§ Source material:
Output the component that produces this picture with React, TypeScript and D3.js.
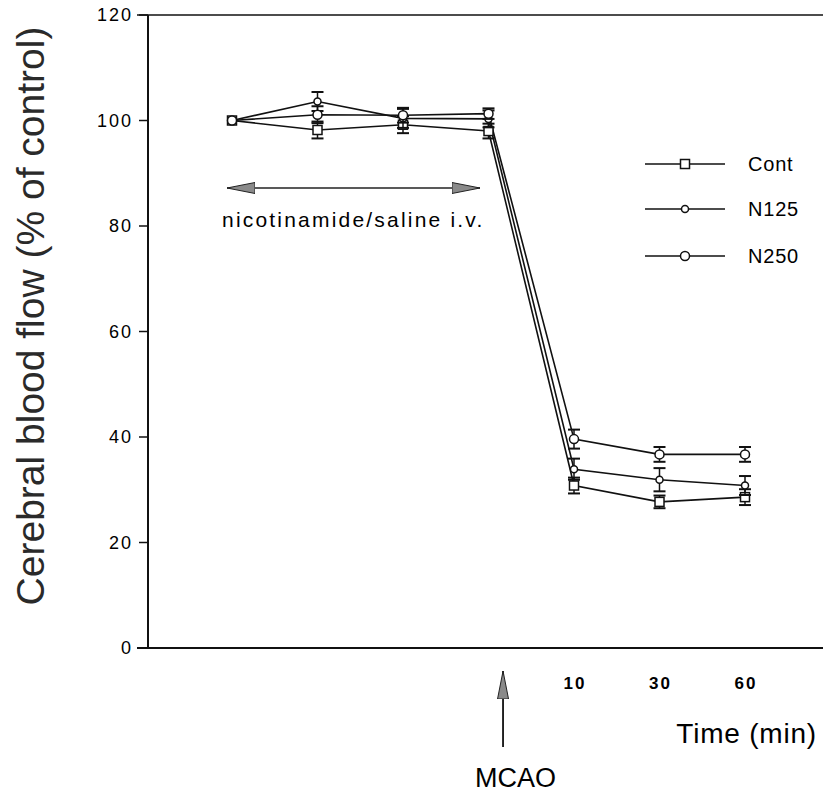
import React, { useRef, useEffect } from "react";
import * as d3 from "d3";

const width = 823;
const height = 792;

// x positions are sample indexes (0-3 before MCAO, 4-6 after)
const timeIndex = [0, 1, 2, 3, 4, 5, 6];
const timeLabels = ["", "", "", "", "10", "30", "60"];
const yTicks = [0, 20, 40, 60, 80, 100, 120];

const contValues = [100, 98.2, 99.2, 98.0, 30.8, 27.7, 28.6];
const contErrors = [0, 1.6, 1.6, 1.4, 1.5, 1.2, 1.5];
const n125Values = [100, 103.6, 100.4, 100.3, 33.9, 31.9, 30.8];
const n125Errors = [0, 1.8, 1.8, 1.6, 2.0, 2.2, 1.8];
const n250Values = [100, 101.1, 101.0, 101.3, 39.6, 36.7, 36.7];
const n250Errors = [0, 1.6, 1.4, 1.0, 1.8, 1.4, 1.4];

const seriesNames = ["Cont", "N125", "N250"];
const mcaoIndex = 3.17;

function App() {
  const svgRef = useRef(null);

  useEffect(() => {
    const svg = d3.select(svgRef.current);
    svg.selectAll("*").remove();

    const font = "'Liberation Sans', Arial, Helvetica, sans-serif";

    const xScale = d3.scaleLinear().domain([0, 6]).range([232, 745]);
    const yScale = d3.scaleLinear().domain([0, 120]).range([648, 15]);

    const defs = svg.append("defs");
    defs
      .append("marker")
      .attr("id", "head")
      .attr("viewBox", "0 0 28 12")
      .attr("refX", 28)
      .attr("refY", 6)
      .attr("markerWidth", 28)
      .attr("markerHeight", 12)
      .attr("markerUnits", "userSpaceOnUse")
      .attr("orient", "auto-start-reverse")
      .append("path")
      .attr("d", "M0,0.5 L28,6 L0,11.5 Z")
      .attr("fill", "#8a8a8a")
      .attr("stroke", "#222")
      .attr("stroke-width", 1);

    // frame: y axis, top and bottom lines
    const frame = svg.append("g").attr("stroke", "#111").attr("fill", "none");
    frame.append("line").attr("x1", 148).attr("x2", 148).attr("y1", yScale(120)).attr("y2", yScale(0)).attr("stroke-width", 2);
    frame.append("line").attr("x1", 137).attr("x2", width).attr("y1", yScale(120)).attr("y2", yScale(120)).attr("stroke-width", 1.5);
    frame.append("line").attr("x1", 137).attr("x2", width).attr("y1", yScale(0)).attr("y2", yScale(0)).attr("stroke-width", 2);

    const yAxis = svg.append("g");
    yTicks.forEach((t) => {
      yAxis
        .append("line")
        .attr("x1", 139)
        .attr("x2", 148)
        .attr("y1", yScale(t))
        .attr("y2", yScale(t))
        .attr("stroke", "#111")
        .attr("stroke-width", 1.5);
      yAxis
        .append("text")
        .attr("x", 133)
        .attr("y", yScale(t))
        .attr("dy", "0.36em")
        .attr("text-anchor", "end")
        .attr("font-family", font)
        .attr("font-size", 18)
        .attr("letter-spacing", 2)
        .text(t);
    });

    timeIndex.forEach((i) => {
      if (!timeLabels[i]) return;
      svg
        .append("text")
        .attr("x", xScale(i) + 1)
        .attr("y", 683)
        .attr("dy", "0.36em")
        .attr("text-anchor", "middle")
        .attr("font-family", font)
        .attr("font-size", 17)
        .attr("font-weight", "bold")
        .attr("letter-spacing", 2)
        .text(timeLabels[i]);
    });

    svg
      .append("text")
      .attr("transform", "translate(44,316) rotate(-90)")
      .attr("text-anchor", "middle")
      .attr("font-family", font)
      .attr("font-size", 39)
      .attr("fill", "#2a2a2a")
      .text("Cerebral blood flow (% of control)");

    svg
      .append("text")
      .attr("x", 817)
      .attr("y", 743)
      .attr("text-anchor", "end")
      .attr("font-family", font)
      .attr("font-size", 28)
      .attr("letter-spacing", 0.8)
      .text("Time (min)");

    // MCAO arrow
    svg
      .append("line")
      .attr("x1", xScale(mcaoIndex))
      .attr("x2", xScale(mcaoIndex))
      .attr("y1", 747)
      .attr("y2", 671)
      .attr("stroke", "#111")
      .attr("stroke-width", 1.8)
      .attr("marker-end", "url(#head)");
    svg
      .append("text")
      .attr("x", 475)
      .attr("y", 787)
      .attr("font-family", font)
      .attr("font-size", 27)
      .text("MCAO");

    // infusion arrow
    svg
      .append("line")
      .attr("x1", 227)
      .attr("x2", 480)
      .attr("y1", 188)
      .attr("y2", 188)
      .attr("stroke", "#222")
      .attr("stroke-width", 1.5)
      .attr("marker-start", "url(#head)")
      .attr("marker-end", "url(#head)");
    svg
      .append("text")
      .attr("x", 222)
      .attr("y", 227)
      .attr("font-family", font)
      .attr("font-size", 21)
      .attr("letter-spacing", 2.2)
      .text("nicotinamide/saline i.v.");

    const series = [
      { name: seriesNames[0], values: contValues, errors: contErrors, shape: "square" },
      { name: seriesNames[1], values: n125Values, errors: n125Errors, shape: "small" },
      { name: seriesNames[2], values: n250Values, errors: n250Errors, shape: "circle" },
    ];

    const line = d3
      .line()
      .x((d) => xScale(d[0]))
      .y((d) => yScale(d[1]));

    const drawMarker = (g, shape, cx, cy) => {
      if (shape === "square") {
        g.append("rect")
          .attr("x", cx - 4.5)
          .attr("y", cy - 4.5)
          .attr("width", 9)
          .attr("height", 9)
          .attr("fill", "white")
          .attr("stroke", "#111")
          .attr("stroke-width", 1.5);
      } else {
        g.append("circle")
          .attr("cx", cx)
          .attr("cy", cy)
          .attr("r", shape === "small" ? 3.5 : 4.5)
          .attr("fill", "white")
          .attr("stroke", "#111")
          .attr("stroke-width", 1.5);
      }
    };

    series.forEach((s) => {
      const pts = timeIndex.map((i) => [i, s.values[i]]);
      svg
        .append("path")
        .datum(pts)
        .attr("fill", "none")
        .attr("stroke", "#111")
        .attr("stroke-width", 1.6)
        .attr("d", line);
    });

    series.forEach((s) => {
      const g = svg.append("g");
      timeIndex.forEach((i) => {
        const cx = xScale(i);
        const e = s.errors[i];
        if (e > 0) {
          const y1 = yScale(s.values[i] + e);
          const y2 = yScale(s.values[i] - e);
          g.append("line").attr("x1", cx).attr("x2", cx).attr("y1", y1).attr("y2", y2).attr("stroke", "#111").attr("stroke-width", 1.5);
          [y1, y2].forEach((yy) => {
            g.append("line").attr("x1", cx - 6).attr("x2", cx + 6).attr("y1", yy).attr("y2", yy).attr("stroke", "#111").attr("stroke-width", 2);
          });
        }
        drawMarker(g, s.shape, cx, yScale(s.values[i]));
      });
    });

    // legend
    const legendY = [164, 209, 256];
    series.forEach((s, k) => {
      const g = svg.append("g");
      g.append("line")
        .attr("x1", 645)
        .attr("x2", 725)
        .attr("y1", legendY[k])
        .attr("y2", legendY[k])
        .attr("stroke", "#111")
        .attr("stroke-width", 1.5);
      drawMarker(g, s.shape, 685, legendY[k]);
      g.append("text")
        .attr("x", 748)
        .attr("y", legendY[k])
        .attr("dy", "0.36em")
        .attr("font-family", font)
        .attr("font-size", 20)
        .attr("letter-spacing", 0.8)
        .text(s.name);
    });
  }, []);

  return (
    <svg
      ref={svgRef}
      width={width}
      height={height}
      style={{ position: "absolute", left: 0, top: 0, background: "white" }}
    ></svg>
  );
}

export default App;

---

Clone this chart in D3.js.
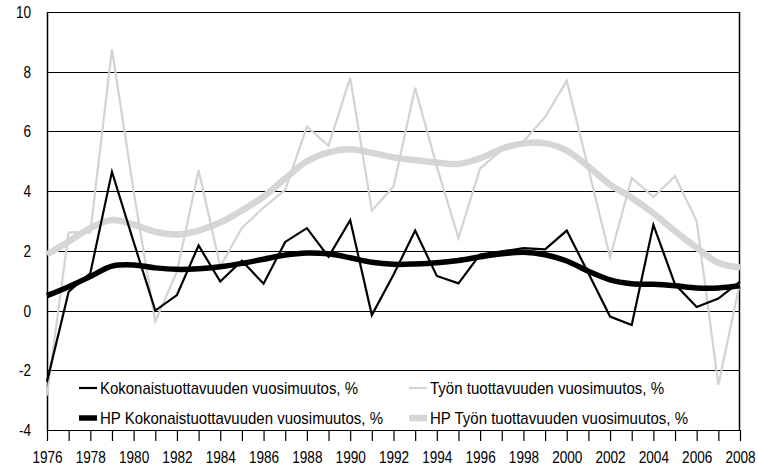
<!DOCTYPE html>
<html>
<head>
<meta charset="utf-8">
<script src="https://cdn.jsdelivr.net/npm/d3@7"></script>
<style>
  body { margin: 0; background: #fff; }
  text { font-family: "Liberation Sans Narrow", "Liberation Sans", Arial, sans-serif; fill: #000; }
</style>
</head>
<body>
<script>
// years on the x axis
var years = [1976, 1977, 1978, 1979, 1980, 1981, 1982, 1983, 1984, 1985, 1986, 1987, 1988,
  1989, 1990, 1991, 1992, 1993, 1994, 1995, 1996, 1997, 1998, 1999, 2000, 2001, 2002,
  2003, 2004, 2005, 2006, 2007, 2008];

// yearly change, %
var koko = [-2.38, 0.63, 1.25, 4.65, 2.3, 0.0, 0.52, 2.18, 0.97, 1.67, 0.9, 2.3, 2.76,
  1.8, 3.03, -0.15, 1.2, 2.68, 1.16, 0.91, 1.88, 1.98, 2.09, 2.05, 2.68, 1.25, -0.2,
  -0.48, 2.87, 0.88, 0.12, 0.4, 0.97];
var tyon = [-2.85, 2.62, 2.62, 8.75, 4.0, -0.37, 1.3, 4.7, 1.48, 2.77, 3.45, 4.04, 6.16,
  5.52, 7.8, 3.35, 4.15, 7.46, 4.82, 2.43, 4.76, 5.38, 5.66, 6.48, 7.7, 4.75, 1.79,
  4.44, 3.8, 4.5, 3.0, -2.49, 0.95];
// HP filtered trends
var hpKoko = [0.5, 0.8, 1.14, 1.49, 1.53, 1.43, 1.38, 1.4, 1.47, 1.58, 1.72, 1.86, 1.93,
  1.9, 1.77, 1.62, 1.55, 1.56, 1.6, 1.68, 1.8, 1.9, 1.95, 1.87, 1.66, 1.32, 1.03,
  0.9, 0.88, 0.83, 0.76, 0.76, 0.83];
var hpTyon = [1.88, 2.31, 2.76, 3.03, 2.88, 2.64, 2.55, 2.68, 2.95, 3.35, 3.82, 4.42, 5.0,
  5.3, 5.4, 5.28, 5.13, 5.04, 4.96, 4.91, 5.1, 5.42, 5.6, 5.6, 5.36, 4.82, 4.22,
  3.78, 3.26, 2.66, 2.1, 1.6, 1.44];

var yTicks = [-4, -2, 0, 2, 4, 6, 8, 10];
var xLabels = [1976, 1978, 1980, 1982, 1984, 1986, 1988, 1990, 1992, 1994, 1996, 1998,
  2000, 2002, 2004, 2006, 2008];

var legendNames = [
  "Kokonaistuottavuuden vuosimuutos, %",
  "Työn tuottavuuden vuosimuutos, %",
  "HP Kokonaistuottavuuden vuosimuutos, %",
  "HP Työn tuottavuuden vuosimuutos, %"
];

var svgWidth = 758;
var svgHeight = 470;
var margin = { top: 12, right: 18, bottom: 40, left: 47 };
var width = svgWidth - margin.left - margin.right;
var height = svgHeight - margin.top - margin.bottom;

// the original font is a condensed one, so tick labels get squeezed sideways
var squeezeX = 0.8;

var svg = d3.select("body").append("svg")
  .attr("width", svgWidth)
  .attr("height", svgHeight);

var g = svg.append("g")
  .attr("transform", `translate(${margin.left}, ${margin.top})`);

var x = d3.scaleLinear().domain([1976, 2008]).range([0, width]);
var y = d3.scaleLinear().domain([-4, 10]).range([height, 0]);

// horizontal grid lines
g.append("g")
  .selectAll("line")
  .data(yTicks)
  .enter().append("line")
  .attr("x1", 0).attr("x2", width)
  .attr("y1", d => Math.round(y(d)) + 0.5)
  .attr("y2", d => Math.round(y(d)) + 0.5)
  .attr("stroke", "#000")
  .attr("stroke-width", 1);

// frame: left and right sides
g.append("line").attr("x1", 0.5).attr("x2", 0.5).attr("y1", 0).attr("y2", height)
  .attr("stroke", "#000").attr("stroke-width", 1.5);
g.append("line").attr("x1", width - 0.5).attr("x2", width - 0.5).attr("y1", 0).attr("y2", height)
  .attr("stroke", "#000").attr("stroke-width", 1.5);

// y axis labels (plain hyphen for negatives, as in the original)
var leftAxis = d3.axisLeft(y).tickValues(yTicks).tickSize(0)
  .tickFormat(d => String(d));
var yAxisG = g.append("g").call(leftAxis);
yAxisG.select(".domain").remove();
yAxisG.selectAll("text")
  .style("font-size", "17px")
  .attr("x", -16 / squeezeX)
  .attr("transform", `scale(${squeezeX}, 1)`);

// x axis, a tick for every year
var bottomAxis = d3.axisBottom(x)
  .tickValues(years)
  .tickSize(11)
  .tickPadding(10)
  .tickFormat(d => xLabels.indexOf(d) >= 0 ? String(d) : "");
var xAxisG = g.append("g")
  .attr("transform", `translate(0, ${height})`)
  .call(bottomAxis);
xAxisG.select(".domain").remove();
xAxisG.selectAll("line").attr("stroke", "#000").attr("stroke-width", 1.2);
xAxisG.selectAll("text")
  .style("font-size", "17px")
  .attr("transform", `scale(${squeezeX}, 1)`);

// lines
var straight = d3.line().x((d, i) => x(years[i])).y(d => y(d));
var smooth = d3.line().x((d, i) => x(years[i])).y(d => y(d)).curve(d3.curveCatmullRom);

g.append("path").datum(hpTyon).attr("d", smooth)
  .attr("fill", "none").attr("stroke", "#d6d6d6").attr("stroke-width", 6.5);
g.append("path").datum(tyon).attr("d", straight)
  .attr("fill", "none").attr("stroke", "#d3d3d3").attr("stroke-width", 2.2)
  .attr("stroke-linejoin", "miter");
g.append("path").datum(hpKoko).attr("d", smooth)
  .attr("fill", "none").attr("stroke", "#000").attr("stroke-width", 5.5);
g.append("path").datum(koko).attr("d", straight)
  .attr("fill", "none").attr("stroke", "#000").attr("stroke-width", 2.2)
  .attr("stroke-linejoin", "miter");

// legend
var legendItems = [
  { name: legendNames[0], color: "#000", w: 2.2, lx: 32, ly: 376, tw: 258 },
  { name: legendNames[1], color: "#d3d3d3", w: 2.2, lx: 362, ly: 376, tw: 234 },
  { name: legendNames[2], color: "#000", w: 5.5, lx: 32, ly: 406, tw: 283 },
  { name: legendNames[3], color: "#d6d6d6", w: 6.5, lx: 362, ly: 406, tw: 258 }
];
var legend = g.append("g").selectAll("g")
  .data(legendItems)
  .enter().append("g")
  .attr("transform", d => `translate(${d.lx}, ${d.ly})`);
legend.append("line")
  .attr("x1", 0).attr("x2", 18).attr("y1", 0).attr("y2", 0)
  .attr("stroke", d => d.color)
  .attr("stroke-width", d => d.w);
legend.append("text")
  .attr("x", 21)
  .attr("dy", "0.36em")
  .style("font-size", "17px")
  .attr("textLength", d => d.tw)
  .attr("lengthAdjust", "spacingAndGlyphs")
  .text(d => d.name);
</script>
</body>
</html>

§ Objective: Nothing but the lines above, starting at the line that contains "Output the component" and ending at the line that contains "const height = 792;", should be given again, exactly and without the pictures.

§ Task result:
Output the component that produces this picture with React, TypeScript and D3.js.
import React, { useRef, useEffect } from "react";
import * as d3 from "d3";

const width = 823;
const height = 792;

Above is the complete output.